Editions of any Christie paperback that predate about 1970.
- Agatha Christie titles from Fontana with the Tom Adams cover art.
- Agatha Christie titles that are movie tie-ins or TV tie-ins; anything with a picture of David Suchet or one of the TV Marples on it. Anything with 16 pages of “pictures from the film” bound into the centre.
- Compendium volumes of Agatha Christie titles; especially ones which bind together three or more novels in hardcover format with a dust jacket. These might have a value all out of proportion to what you’d think, because some of them are first editions “as such”.
Collections of short stories with variant titles. Publishers of Agatha Christie have a long and unfortunate history of repackaging collections of Christie short stories with a different table of contents and selling it with a different name. No one is really fooled by this, and it really annoys completists who have to have every title. But there’s always a collector who needs a copy of Surprise! Surprise!.
- Audio books. I understand that some voices are esteemed while others are not, but you’ll have to ask your bookseller for more information.
- And finally — pretty much anything I’ve shown you in my previous Christie paperback related posts this month. If it’s old and weird or funky and strange — if it sets off your spidey sense — go for it.
Absolutely fascinating Noah, and full of surprises. I’d have thought the oddities and weird collections and compendiums would NOT be needed, shows my naivete, I’d assume it was the simple vanilla ones that were valuable. And, I had that very edition of Listerdale right next to me – I guess it’s much more common in the UK. I had it out to check a reference in the story Mr Eastwood’s Adventure for a recent piece on book titles.
People are always surprised at the price for the hardcover compendiums … because they are “first editions as such”. That is, if you’re the first publisher to think of bundling three random titles together in a way that’s never been done before, you have a “first edition”. Strange, but attractive to collectors.

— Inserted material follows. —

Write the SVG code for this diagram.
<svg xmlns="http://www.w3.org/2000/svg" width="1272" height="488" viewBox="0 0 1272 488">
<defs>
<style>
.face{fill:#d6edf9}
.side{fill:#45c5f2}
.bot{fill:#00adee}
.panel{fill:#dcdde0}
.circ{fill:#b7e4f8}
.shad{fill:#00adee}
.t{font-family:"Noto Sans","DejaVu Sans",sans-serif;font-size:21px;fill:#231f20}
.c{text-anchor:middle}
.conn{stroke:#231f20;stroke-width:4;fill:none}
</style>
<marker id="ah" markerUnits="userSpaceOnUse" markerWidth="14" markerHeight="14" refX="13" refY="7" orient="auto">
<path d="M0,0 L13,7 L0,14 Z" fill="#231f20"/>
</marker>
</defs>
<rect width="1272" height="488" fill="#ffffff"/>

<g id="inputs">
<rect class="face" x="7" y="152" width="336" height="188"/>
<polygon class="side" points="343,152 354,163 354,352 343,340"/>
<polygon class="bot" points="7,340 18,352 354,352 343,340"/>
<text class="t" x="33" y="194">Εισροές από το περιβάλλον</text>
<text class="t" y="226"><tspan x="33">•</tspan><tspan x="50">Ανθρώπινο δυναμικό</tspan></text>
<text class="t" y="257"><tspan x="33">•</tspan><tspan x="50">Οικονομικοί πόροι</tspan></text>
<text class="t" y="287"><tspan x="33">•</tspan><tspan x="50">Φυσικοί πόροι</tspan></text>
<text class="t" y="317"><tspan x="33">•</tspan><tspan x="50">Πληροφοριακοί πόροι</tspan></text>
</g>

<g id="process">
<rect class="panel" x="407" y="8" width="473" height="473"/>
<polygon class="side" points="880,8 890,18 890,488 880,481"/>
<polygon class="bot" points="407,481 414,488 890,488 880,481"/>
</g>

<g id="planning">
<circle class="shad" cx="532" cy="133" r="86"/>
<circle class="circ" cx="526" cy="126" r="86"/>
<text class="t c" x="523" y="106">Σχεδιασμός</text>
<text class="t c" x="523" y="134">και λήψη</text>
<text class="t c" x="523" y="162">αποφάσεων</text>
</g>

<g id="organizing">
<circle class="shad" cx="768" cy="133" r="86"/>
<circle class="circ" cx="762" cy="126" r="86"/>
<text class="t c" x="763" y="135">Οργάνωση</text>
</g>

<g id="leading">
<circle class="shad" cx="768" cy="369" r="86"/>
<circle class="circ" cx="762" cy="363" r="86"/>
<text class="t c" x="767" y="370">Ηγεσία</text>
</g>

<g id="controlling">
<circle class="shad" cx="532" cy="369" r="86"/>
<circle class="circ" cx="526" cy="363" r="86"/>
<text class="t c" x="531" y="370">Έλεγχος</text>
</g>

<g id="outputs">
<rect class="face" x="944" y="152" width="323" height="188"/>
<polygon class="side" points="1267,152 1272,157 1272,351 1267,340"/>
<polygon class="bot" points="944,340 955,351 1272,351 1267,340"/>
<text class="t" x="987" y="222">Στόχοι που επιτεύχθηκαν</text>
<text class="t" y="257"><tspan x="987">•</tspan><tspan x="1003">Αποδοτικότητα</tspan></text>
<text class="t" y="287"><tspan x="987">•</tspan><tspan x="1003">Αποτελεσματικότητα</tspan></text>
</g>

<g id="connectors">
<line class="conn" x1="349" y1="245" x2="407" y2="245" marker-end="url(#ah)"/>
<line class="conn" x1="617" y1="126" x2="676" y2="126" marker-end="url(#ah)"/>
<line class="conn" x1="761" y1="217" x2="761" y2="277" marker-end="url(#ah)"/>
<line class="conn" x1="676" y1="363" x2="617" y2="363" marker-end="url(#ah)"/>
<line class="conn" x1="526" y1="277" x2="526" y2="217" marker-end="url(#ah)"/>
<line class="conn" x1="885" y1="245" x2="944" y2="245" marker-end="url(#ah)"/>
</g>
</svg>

I imagine the Fontana editions like that weird-looking Listerdale Mystery were much more prevalent in England than British Columbia … but I imagine that Collins White Circle Canada and Harlequin editions are easier to find. The book market is now intensively global and thoroughly localized at the same time. The best guide is what’s wanted by your local bookseller!
This is a very fun post, Noah. I wish I had the money to collect like that. The one I would be most interested in would be: Agatha Christie titles from Fontana with the Tom Adams cover art. Although there are other paperback covers I like too.

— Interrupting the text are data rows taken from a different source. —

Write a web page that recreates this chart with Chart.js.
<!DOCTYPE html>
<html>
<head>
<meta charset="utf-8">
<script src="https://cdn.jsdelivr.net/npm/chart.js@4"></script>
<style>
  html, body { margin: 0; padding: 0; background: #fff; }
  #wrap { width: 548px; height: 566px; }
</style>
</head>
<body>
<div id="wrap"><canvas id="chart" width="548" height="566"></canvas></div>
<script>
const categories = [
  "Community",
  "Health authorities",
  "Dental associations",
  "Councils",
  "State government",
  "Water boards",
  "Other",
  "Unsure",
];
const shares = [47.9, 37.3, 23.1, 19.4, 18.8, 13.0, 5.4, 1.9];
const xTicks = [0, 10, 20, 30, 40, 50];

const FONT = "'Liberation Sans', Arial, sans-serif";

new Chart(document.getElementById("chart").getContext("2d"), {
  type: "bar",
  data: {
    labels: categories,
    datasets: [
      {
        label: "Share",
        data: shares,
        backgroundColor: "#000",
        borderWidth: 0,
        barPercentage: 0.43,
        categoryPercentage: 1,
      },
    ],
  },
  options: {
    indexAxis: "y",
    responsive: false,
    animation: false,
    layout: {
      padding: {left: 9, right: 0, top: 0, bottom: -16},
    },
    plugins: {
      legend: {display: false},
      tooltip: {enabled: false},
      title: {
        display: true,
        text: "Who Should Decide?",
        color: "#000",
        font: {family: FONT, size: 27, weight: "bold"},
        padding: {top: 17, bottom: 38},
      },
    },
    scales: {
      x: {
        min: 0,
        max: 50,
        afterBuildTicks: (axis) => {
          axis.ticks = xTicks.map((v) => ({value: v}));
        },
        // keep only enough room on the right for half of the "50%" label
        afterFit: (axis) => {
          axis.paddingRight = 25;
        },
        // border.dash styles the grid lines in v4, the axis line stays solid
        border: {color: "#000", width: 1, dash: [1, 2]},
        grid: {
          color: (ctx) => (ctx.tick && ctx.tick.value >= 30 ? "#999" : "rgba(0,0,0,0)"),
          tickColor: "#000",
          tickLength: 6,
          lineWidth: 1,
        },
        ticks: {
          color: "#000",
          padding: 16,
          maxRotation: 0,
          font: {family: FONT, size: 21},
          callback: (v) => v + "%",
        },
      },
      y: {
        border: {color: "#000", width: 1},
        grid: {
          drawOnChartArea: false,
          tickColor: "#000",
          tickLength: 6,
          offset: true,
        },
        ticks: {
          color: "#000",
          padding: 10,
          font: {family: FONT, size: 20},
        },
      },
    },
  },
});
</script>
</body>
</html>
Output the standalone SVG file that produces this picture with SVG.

If you start hanging out at charity book sales and used book stores, I think you’ll be astonished at how cheaply you can put together a cohesive set of, say, Tom Adams covers. Good luck!
I will admit I find one or two Tom Adams book covers every time I go to my annual book sale. But there are no used bookstores in Santa Barbara (or Ventura) that have nice paperback editions of any vintage mysteries. Even in the multitudes of book stores in the bay area, we have never found vintage paperbacks.

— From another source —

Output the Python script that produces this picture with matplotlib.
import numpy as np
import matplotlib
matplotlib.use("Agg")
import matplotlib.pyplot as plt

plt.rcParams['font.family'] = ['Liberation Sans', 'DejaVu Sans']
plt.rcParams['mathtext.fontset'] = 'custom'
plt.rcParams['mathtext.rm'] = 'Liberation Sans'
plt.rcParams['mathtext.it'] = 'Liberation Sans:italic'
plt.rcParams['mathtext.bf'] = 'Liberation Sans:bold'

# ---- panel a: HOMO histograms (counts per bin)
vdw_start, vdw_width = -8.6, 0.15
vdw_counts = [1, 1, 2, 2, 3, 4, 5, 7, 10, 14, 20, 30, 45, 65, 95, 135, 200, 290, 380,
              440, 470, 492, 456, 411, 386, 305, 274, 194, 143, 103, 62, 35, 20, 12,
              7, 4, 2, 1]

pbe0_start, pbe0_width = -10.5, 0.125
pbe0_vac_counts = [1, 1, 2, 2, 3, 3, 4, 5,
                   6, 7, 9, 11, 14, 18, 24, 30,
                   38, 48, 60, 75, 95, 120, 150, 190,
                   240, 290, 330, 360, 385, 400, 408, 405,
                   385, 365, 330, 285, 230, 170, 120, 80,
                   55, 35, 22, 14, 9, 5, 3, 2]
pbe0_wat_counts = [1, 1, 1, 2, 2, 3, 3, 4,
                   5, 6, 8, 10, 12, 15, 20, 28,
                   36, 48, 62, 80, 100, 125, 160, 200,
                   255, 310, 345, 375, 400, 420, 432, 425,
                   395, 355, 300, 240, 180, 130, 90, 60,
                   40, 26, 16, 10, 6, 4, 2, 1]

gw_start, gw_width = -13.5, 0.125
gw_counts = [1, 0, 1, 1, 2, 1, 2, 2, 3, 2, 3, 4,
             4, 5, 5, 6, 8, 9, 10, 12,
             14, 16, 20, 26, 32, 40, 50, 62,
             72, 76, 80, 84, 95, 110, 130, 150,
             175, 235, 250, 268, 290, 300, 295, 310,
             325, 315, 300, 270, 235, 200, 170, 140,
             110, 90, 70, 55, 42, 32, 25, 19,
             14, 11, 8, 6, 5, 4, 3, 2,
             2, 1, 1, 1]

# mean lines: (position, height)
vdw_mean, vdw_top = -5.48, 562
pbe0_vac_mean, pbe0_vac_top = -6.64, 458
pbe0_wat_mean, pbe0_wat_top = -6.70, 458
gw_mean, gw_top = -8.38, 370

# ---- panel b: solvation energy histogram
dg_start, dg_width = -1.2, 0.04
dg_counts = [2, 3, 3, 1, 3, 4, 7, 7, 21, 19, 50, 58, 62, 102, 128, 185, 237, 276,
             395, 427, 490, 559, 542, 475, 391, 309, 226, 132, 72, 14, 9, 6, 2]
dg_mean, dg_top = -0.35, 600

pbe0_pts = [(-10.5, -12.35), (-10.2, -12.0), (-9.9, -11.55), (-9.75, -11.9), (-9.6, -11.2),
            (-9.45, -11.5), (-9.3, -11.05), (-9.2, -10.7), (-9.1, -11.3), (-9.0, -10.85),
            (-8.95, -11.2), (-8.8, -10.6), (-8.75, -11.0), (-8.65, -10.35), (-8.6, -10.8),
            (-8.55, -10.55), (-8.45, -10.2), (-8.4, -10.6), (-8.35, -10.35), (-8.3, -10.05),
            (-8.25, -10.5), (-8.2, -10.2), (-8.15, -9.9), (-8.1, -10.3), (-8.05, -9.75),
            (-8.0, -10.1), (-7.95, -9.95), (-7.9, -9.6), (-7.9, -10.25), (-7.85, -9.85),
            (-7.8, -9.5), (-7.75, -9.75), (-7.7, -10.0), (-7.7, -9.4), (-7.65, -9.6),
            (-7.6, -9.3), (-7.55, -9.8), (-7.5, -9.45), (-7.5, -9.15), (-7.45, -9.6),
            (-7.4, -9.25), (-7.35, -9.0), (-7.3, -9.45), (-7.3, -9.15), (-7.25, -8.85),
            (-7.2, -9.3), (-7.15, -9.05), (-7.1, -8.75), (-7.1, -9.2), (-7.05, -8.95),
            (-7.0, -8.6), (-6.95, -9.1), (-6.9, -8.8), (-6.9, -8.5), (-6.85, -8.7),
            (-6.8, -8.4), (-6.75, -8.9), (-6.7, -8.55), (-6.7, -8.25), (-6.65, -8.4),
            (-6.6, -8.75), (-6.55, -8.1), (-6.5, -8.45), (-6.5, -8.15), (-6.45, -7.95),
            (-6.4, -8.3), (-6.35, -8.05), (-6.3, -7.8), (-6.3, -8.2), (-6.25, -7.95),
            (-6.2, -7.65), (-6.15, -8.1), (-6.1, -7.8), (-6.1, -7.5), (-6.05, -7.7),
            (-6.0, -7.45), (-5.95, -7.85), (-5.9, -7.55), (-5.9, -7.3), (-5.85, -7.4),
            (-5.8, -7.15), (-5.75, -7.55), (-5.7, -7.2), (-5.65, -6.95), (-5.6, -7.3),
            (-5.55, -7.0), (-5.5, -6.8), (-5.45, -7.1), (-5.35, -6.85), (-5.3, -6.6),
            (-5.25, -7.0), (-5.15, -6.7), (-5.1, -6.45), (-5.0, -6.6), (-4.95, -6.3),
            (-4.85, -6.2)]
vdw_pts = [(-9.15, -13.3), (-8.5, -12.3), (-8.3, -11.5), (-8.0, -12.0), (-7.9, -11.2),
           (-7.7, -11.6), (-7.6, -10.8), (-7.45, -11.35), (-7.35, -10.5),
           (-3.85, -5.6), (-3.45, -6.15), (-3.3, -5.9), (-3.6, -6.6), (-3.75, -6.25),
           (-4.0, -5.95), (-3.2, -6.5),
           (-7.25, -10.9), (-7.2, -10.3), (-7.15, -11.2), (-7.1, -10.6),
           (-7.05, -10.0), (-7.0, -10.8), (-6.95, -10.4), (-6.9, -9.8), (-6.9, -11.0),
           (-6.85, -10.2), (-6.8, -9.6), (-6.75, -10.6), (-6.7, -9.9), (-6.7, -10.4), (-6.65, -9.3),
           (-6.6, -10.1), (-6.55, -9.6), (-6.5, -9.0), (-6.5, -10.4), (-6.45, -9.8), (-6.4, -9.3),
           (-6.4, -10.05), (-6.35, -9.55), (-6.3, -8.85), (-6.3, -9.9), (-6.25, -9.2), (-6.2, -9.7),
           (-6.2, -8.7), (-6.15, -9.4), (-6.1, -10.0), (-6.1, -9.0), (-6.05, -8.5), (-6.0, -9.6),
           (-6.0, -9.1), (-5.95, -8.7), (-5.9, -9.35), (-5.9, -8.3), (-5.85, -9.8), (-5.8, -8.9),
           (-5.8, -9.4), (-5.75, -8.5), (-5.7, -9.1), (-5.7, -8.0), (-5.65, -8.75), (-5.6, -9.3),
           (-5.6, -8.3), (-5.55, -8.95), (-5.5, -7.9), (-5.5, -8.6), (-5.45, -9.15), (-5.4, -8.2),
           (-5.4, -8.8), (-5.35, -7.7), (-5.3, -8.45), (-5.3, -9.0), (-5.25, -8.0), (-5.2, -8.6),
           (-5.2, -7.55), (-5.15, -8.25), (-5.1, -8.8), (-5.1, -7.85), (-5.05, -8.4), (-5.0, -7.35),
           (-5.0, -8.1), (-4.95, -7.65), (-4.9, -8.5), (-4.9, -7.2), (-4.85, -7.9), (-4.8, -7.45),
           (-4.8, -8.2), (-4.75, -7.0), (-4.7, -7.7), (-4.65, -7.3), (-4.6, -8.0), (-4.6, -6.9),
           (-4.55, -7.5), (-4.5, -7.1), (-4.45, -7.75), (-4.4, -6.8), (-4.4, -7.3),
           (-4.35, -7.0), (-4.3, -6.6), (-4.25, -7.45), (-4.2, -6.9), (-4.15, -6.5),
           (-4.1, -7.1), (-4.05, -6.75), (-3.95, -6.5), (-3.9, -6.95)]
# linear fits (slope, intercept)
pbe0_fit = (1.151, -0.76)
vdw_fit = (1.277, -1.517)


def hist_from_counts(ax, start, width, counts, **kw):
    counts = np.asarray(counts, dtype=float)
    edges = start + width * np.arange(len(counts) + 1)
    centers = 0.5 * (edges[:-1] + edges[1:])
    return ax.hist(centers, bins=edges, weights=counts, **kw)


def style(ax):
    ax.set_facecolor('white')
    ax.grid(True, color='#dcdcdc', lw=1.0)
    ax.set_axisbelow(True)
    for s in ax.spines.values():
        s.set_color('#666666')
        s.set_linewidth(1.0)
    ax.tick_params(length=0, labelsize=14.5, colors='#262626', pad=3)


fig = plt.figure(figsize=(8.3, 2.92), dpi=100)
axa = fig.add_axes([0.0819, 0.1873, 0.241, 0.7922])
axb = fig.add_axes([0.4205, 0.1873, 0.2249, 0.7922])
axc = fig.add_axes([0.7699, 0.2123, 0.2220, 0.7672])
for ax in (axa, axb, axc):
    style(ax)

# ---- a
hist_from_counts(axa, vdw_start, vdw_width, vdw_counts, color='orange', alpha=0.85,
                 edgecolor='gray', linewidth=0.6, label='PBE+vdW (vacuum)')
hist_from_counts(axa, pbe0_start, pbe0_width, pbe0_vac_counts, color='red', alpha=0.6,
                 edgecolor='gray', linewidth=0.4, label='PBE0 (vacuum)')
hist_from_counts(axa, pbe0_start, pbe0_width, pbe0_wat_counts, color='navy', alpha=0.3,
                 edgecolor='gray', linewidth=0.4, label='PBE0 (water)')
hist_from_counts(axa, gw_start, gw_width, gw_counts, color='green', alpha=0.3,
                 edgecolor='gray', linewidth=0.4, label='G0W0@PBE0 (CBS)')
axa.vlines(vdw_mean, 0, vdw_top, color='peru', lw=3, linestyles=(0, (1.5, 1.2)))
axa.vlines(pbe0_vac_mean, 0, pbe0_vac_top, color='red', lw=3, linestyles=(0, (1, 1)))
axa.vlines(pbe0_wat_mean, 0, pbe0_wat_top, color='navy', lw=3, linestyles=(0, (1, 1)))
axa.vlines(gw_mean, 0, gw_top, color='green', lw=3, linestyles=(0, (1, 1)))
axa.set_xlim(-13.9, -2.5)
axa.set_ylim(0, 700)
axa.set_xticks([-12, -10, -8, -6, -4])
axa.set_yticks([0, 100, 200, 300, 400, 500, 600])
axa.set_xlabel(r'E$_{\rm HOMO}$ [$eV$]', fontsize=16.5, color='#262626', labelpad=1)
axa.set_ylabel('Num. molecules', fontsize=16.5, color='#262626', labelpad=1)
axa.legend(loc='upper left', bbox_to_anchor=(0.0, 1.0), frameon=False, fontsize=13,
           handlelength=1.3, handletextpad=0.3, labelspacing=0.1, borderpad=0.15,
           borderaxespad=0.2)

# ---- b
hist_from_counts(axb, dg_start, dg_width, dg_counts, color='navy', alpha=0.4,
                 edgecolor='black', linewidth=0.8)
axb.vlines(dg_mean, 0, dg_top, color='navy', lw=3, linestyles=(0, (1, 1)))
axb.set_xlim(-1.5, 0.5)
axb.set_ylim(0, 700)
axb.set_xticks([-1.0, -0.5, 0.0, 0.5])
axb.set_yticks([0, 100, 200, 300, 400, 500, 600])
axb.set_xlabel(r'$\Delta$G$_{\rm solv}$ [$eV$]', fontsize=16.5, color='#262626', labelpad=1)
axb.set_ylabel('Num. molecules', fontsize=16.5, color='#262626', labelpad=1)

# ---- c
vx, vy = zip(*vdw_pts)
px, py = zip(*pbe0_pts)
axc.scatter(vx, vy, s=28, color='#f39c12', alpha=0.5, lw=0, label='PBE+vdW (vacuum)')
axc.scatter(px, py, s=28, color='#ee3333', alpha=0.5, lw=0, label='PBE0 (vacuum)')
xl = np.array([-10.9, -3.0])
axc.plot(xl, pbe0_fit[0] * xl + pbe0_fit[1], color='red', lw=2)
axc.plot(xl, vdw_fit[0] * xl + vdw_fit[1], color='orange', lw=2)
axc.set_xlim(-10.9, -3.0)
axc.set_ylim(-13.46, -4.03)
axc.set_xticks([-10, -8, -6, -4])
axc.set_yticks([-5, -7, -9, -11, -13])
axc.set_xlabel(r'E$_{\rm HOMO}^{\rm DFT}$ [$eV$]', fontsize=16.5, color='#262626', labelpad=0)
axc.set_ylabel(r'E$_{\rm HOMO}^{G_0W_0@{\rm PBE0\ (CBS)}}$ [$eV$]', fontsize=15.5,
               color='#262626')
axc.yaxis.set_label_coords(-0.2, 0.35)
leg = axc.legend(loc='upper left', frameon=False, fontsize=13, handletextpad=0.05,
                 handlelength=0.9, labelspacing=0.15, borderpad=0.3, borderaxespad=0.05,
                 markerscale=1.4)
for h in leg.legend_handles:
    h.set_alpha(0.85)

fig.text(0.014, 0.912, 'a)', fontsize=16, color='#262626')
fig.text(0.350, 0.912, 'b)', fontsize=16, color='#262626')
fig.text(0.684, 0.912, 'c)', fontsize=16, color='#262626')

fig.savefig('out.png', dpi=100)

KAYO Books, 814 Post Street in San Francisco is a good resource. You actually have a good dealer in Santa Barbara, James Madison Bookseller, but I don’t think he has a retail presence. The Mecca for paperback collectors in North America is Black Ace Books in Los Angeles — by appointment only. blackace.net will tell you how.
Terrific post, Noah. I just soak up every bit of know-how about collectible books that you offer up.